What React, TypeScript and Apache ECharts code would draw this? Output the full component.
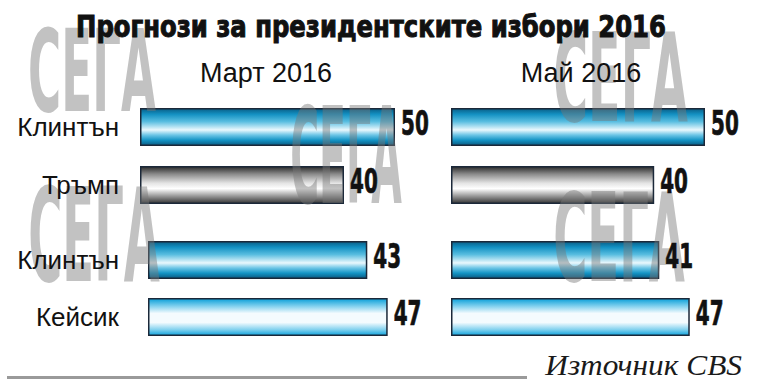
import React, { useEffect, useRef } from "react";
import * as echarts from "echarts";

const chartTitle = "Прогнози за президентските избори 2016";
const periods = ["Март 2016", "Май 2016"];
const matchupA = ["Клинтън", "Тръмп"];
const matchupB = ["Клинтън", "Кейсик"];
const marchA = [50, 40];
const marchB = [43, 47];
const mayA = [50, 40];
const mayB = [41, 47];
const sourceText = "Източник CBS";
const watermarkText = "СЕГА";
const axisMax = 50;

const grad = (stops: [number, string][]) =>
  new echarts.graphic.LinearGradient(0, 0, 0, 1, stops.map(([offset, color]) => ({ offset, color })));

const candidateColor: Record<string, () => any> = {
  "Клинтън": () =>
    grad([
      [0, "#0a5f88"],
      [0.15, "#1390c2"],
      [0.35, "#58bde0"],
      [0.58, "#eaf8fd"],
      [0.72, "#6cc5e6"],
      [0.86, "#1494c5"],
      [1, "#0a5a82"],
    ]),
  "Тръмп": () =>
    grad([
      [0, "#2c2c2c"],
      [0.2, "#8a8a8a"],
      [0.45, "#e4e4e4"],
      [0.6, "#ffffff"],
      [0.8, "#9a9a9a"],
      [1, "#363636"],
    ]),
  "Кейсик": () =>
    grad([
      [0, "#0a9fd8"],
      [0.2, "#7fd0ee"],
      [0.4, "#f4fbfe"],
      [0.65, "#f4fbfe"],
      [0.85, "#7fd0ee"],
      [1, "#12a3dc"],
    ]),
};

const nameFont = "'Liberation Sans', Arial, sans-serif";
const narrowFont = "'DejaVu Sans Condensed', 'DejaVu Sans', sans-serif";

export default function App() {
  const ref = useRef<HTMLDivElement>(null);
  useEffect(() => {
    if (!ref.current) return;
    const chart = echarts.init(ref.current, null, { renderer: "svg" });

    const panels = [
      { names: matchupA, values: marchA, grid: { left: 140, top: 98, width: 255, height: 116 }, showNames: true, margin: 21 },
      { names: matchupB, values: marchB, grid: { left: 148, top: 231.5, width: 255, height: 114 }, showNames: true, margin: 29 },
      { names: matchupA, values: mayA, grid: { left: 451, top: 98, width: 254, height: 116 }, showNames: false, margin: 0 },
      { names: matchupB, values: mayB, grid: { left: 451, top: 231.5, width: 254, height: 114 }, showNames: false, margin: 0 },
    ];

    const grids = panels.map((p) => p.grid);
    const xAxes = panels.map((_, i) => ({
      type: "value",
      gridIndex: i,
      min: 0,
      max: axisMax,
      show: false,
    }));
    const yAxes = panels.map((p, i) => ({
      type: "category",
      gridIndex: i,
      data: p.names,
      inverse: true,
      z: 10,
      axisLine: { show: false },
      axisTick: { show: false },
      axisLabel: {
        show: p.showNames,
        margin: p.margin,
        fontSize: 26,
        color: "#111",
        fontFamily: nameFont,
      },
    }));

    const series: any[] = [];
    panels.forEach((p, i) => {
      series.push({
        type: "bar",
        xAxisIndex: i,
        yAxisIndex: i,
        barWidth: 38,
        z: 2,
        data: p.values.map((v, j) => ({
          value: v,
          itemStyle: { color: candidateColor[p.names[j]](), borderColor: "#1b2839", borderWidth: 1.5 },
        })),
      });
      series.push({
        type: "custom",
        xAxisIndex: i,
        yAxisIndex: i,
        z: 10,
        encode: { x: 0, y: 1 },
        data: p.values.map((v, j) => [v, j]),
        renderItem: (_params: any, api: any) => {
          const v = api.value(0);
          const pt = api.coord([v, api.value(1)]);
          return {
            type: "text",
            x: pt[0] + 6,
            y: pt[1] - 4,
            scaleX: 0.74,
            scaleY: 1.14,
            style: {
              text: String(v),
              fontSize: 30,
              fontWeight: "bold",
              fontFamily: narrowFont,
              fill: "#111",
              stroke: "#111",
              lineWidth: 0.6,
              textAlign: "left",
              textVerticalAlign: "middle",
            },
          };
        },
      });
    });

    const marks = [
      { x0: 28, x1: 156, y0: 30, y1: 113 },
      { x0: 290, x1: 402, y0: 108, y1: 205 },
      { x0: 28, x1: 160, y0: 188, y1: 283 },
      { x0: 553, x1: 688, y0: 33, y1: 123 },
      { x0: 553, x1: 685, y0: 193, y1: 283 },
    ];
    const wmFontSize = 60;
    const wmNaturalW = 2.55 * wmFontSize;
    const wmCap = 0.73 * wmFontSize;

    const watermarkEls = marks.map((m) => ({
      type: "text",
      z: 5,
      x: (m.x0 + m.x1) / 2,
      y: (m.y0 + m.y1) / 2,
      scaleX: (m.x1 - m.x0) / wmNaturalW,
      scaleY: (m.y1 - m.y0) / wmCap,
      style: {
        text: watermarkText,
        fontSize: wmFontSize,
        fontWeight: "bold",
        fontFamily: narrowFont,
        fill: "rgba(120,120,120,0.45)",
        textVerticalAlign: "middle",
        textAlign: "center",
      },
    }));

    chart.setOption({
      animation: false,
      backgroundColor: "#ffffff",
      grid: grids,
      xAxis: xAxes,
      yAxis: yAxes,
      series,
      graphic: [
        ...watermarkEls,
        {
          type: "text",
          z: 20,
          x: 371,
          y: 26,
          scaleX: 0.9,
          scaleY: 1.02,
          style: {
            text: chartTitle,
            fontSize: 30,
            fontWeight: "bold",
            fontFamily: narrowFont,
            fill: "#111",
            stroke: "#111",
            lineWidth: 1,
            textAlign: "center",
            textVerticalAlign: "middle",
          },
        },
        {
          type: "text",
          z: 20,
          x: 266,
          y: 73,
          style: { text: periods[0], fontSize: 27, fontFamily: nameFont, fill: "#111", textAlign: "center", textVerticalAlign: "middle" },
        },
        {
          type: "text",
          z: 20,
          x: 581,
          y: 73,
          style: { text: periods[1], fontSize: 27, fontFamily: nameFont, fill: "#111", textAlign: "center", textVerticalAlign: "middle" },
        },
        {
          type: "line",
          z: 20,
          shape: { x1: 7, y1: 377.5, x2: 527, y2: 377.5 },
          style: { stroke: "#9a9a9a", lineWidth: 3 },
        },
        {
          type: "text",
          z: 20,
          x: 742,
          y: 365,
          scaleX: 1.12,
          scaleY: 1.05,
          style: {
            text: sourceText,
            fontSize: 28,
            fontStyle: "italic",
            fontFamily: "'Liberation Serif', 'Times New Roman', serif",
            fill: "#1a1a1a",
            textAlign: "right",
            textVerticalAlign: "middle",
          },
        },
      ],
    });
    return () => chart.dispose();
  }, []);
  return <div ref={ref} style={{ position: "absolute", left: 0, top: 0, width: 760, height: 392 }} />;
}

--------------------------------

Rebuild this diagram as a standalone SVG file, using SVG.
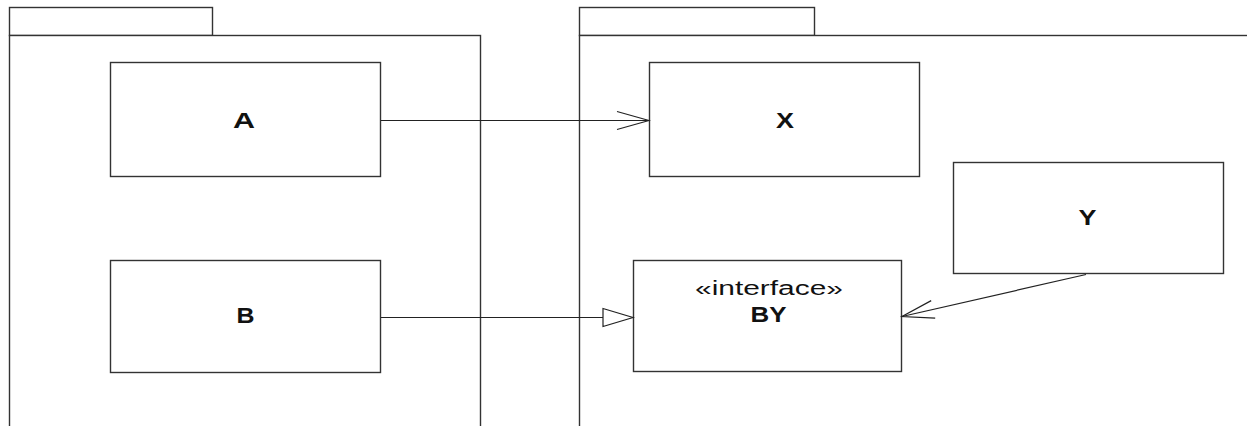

--------------------------------

## The problem
Your task is to reproduce only the lines from the one with "What React, TypeScript" through the one with "const axisMax = 50;", keeping both ends. Skip every picture.

## Task response
What React, TypeScript and Apache ECharts code would draw this? Output the full component.
import React, { useEffect, useRef } from "react";
import * as echarts from "echarts";

const chartTitle = "Прогнози за президентските избори 2016";
const periods = ["Март 2016", "Май 2016"];
const matchupA = ["Клинтън", "Тръмп"];
const matchupB = ["Клинтън", "Кейсик"];
const marchA = [50, 40];
const marchB = [43, 47];
const mayA = [50, 40];
const mayB = [41, 47];
const sourceText = "Източник CBS";
const watermarkText = "СЕГА";
const axisMax = 50;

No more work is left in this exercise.